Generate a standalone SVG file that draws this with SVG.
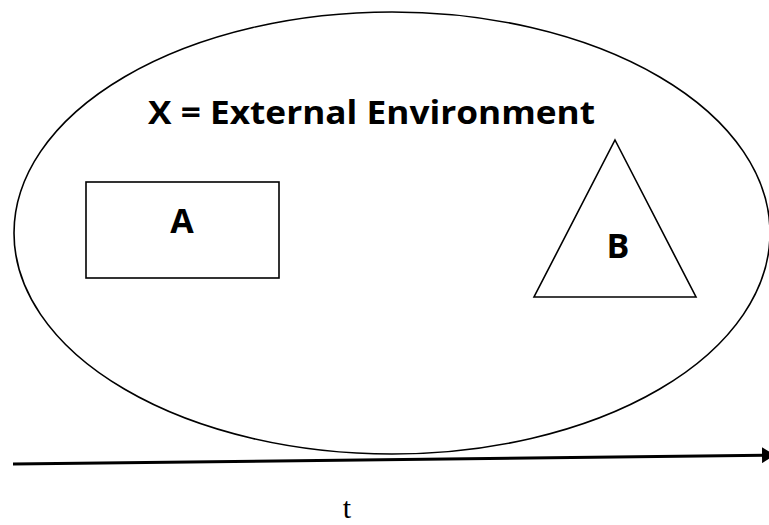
<svg xmlns="http://www.w3.org/2000/svg" width="769" height="525" viewBox="0 0 769 525">
<style>
.shape{fill:none;stroke:#000;stroke-width:1.6}
.lbl{font-family:"Open Sans","Liberation Sans",sans-serif;font-weight:bold;fill:#000}
</style>
<defs>
<marker id="arr" markerWidth="14" markerHeight="16" refX="13" refY="8" orient="auto" markerUnits="userSpaceOnUse" viewBox="0 0 14 16">
<path d="M0,0 L13,8 L0,16 Z" fill="#000"/>
</marker>
</defs>
<rect width="769" height="525" fill="#fff"/>
<g id="X">
<ellipse class="shape" cx="392" cy="233" rx="378" ry="221"/>
<text class="lbl" x="148" y="124" font-size="33" textLength="447" lengthAdjust="spacingAndGlyphs">X = External Environment</text>
</g>
<g id="A">
<rect class="shape" x="86" y="182" width="193" height="96"/>
<text class="lbl" x="182" y="233" font-size="34" text-anchor="middle">A</text>
</g>
<g id="B">
<polygon class="shape" points="615,140 696,297 534,297"/>
<text class="lbl" x="618" y="258" font-size="34" text-anchor="middle">B</text>
</g>
<g id="connectors">
<line x1="13" y1="464" x2="775" y2="455" stroke="#000" stroke-width="3" marker-end="url(#arr)"/>
</g>
<text x="347" y="518" font-family="Liberation Serif,serif" font-size="30" fill="#000" text-anchor="middle">t</text>
</svg>
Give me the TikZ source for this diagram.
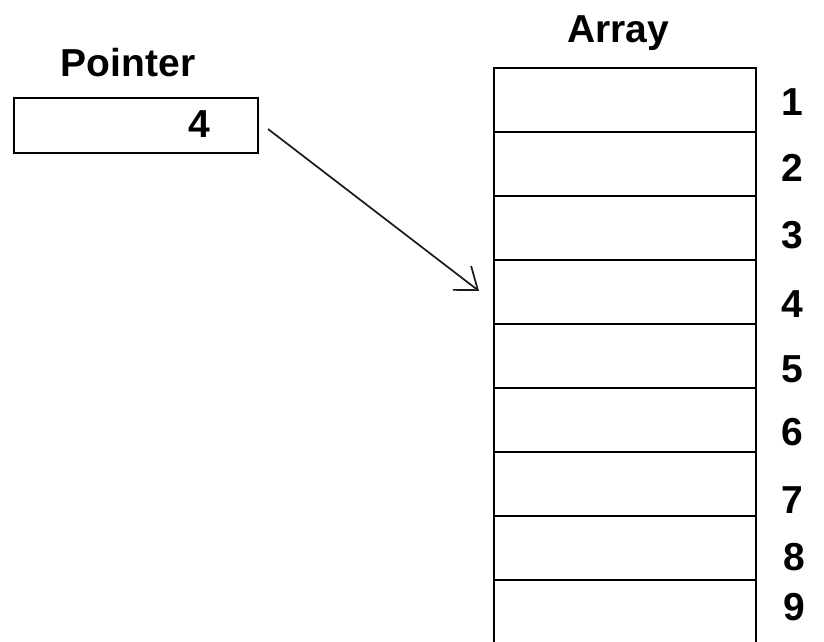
\documentclass[tikz,border=0pt]{standalone}
\usepackage{fontspec}
\setmainfont{Liberation Sans}
\usetikzlibrary{arrows.meta}
\tikzset{
  lbl/.style={font=\fontsize{39}{40}\selectfont\bfseries, inner sep=0pt},
  cellbox/.style={draw=black, line width=1.9pt, minimum width=262pt, minimum height=64pt, inner sep=0pt, anchor=north west},
  ptrbox/.style={draw=black, line width=1.9pt, minimum width=244pt, minimum height=55pt, inner sep=0pt, anchor=north west},
  ptrarrow/.style={draw=black!90, line width=1.7pt, -{Straight Barb[length=20pt,width=30pt,line width=1.7pt]}}
}
\begin{document}
\begin{tikzpicture}[x=1pt,y=-1pt]
\useasboundingbox (0,0) rectangle (824,642);
% pointer
\node[lbl, anchor=base] (ptitle) at (128,77) {Pointer};
\node[ptrbox] (pbox) at (13,97) {};
\node[lbl] (pval) at (199,124) {4};
% array
\node[lbl, anchor=base] (atitle) at (618,43) {Array};
\foreach \i in {1,...,8} {
  \node[cellbox] (c\i) at (493,{67+(\i-1)*64}) {};
}
\node[cellbox, minimum height=80pt] (c9) at (493,579) {};
% indices
\node[lbl] (n1) at (792,102) {1};
\node[lbl] (n2) at (792,168) {2};
\node[lbl] (n3) at (792,235) {3};
\node[lbl] (n4) at (792,304) {4};
\node[lbl] (n5) at (792,369) {5};
\node[lbl] (n6) at (792,432) {6};
\node[lbl] (n7) at (792,500) {7};
\node[lbl] (n8) at (794,557) {8};
\node[lbl] (n9) at (794,607) {9};
% arrow
\coordinate (astart) at (268,129);
\coordinate (aend) at (479,291);
\draw[ptrarrow] (astart) -- (aend);
\end{tikzpicture}
\end{document}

* * *

▶ Task brief:
Return a copy of every line that includes the word "this".

▶ Solution to the problem:
Generate a standalone SVG file that draws this with SVG.
Give me the TikZ source for this diagram.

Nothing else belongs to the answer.